A DFT study for the detection of CH2O gas by using ZnONTs

Abstract

In the past few decades, the removal of organic solvents from different substances, especially through the use of nanostructured materials, has been crucial in various industries, including improvement of innovative and adaptable nano adsorbents. Computational approaches are widely recognized as powerful tools for searching molecular systems at atomic level and investigating the characteristics of their interactions. This study utilized the dispersion-corrected DFT approach to gain a detailed comprehension of how CH2O molecules interact with both Pd-doped and pristine ZnO nanotubes (ZnONTs) during the adsorption process. The aim was to achieve a comprehensive comprehension of the adsorption behavior. To accomplish this, an extensive examination of the active sites and optimized geometrical characteristics of interacting systems was conducted. To assess adsorption capacity of Pd-ZnO nanotube and pristine ZnO nanotube for CH2O, binding characteristics of the interacting species have been assessed. This evaluation included analyzing the interaction energy (Eint), charge transfer, electronic properties, and ELF analysis.

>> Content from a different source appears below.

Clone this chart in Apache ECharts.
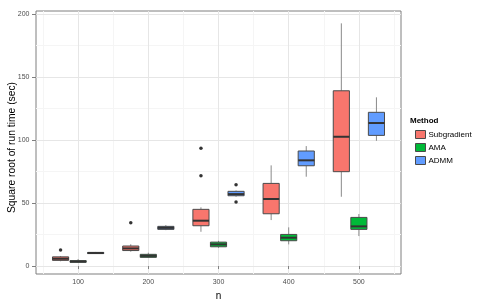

Moreover, Pd-doping greatly enhances the adsorption strength of ZnONTs, thereby imparting them with superior capability for CH2O adsorption. The significant adsorption strength of CH2O by the sensor under consideration raises the prospect of utilizing these nanotubes as highly effective sensor materials for CH2O detection, which is a matter of great interest. The results of our study provide a foundation for designing innovative and energy-efficient nanosensors that can serve as cost-effective solutions for detecting contaminants in wastewater.